As these two albums were being recorded, Paul Kantner and Grace Slick brought in other artists to become who we know to be Jefferson Starship.
Dragonfly was the first album released by the new Jefferson Starship, which was recorded in 1974. The album features the artists and musicians Paul Kantner, Grace Slick, David Freiberg, Papa John Creach, John Barbata, then teenage star Craig Chaquico, and a guest appearance of Marty Balin’s vocals.
A year later in 1975, Jefferson Starship came out with their second album Red Octopus. At this time, Marty Balin became a regular in their records. The album featured the lead vocals on one of the most successful Jefferson Starship songs, “Miracles.”

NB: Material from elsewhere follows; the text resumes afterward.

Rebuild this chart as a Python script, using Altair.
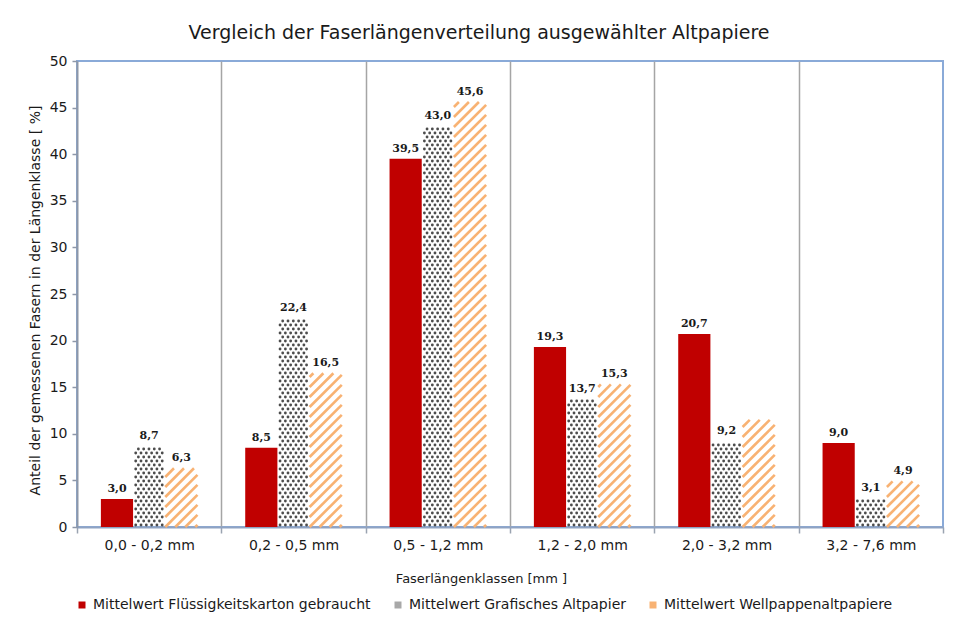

The next four decades were a productive and consistent period for Jefferson Starship. Although like every longtime band, they had their ups and downs. Marty Balin and even original member Grace Slick would leave the band several times only to rejoin shortly after.
By the 1980s, Mickey Thomas became a regular for the band, singing most of their lead vocals. Thomas at the time was famous for his vocals on “Fooled Around and Fell In Love” by Elvis Bishop.
After Thomas joined in the 1980s, Jefferson Starship’s success skyrocketed commercially. However, Jefferson Starship’s songs were no longer the drawn-out psychedelic sounds of the 60s.
Jefferson Starship has gone through plenty of changes over those two decades, but it was still a shock for longtime fans that Paul Kantner and Grace Slick went from singing hits like “White Rabbit” to a single such as “Nothing’s Gonna Stop Us Now.”
We hope you’ve enjoyed our top 10 Jefferson Starship songs list and a brief history of the band.